As I have suggested before, there is little chance that the Conservative party in opposition will revive the 2019 strategy any time soon. Other things being equal, that is good news for Labour. But it is not hard to see how a Labour government will eventually fall to a Conservative party that is well away from the centre in both economic and social terms. Part of the reason will be that a Labour government will be seen to be too illiberal for its natural supporters but too liberal to more socially conservative voters. Another factor will be a (probable) failure to alter the structural factors that work against liberal parties in the UK, including FPTP and the right wing press. But at some point a key factor may also be just bad luck.
Footnotes
[1] Part but by no means all of the cost of living crisis was a direct result of the pandemic.
[2] The Liability Driven Investment strategy of pension funds that was key to the third and final stage of the Truss fiscal event disaster could be classed as bad luck, but I think that would be stretching things. After partygate and with the cost of living crisis, the party faithful decided to elect a Prime Minister who had no interest in retaining Johnson’s electoral coalition, but instead reverted to promoting tax cuts rather than public services. Even after Truss fell, Sunak felt he had to do the same. The electoral gains Johnson had made were thrown away.

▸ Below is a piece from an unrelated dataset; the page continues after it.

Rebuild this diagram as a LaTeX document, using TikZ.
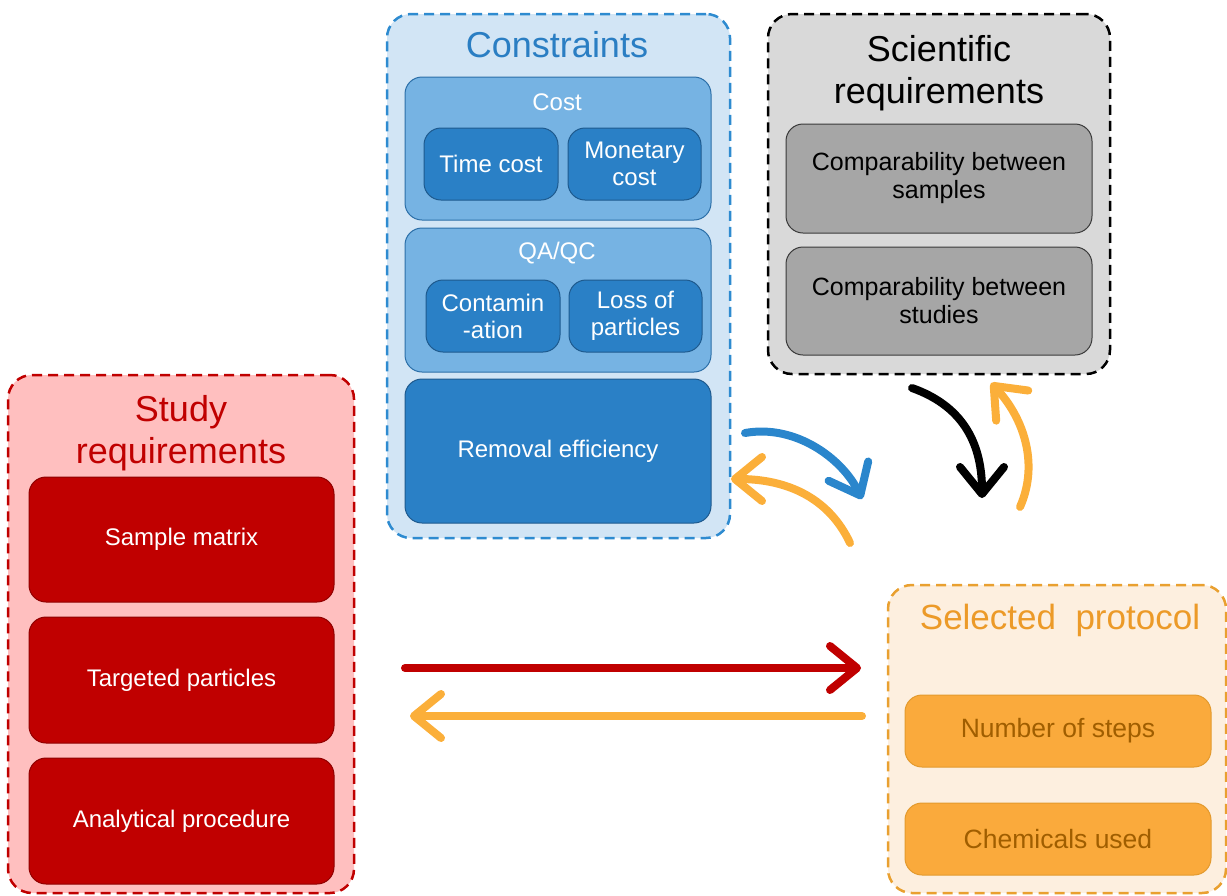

[3] This is why many in the party seem to believe that as long as their policy stance is illiberal and authoritarian enough, that will be all that is needed to secure their 2019 coalition. They fail to see the importance of moving left on aspects of economic policy because they don’t want to see it. In addition by becoming more illiberal and authoritarian they are unable to attack insurgents from further right (i.e. Farage), and instead legitimise that threat as a plausible place for social conservatives unhappy with the government to place their votes.